Cash Settlement Gains Momentum; Fears Persist On Readiness
Pressure from regulators and the looming likelihood of a big auto default is giving momentum to a credit-default swap cash settlement draft.
Pressure from regulators and the looming likelihood of a big auto default is giving momentum to a credit-default swap cash settlement draft. Operations and legal teams have not yet signed off, however, so last week's International Swaps and Derivatives Association's annual general meeting in Singapore was abuzz with talk of the double-edged sword: risking untested back-office systems by speeding ahead, or incurring Federal Reserve wrath by transferring operational resources away from improving confirms--last year's hot potato--and onto developing cash settlement.
ISDA put to delegates a proposal to cash settle all index, tranche and single-name trades over USD100 million through a netting process dependant on dealers electronically submitting trade and counterparty details to a third party. The draft is ambitious because previously the association has only handled one-off index CDS settlements. It also complicates the task because it looks to tackle credit risk by limiting netting to counterparties which already have trade relationships.
Kimberly Summe, ISDA general counsel, admitted there are a host of hurdles to cash settlement and called on delegates for help answering questions posed by the draft. There was little immediate response as lawyers, dealers and back office staffers digested Summe's suggestions and questions. A significant potential worry she highlighted is the possibility the organization called on to process and net the trades could be seen as an exchange or a clearing system--which may create more regulatory obstacles.

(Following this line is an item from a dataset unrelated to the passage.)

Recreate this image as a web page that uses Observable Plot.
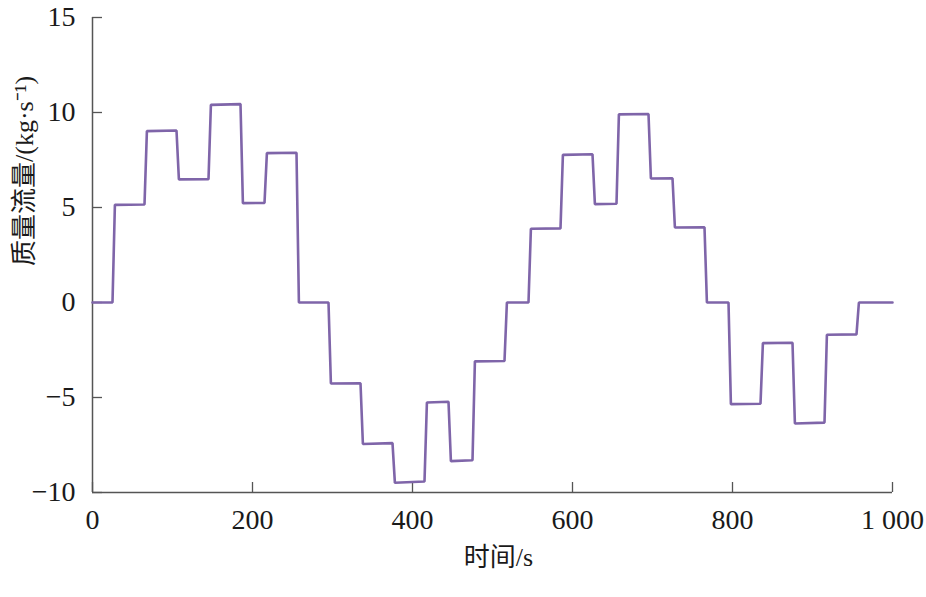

A key concern of delegates also is that the proposed system may further separate the small fish from the big, with small players being forced to shell out for expensive access to an over-the-counter settlement provider and less-sophisticated users potentially being put off altogether. All delegates, however, agreed solving the cash settlement problem is this year's highest priority for the trade association. "This has to be the main focus of the industry," said Mike Pohly, managing director and head of North American credit trading at Morgan Stanley.